Instructions to follow: Return each line of the data below verbatim; pictures are to be left out.

-----

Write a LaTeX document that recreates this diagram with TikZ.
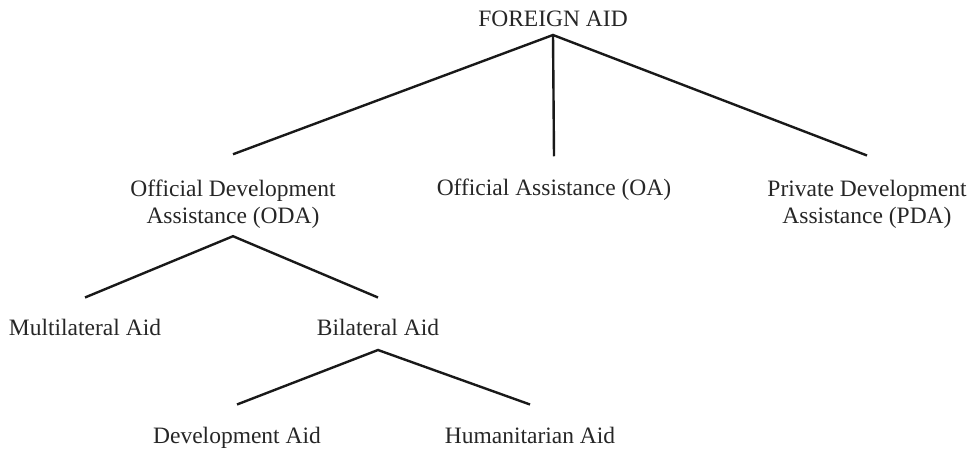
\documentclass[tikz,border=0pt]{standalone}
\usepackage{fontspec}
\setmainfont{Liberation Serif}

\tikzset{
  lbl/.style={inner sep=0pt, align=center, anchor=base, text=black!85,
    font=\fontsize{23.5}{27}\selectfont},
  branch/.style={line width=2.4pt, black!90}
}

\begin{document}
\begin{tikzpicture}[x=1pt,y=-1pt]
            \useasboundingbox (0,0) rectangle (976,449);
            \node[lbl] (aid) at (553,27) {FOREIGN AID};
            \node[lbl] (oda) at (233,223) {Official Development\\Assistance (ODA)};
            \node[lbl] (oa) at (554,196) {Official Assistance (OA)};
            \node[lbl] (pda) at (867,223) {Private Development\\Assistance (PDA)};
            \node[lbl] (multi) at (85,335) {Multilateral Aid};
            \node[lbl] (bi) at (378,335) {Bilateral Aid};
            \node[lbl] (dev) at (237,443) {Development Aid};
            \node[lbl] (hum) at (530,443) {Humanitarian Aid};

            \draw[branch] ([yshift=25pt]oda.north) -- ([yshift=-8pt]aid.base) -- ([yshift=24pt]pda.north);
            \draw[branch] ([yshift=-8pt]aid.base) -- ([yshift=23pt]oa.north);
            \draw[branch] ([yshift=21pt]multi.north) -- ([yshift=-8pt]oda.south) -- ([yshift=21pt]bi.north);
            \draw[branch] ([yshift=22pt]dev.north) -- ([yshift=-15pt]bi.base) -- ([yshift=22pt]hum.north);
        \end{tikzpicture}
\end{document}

-----

Written response:
Write a LaTeX document that recreates this diagram with TikZ.
\documentclass[tikz,border=0pt]{standalone}
\usepackage{fontspec}
\setmainfont{Liberation Serif}

\tikzset{
  lbl/.style={inner sep=0pt, align=center, anchor=base, text=black!85,
    font=\fontsize{23.5}{27}\selectfont},
  branch/.style={line width=2.4pt, black!90}
}

\begin{document}
\begin{tikzpicture}[x=1pt,y=-1pt]
            \useasboundingbox (0,0) rectangle (976,449);
            \node[lbl] (aid) at (553,27) {FOREIGN AID};
            \node[lbl] (oda) at (233,223) {Official Development\\Assistance (ODA)};
            \node[lbl] (oa) at (554,196) {Official Assistance (OA)};
            \node[lbl] (pda) at (867,223) {Private Development\\Assistance (PDA)};
            \node[lbl] (multi) at (85,335) {Multilateral Aid};
            \node[lbl] (bi) at (378,335) {Bilateral Aid};
            \node[lbl] (dev) at (237,443) {Development Aid};
            \node[lbl] (hum) at (530,443) {Humanitarian Aid};

            \draw[branch] ([yshift=25pt]oda.north) -- ([yshift=-8pt]aid.base) -- ([yshift=24pt]pda.north);
            \draw[branch] ([yshift=-8pt]aid.base) -- ([yshift=23pt]oa.north);
            \draw[branch] ([yshift=21pt]multi.north) -- ([yshift=-8pt]oda.south) -- ([yshift=21pt]bi.north);
            \draw[branch] ([yshift=22pt]dev.north) -- ([yshift=-15pt]bi.base) -- ([yshift=22pt]hum.north);
        \end{tikzpicture}
\end{document}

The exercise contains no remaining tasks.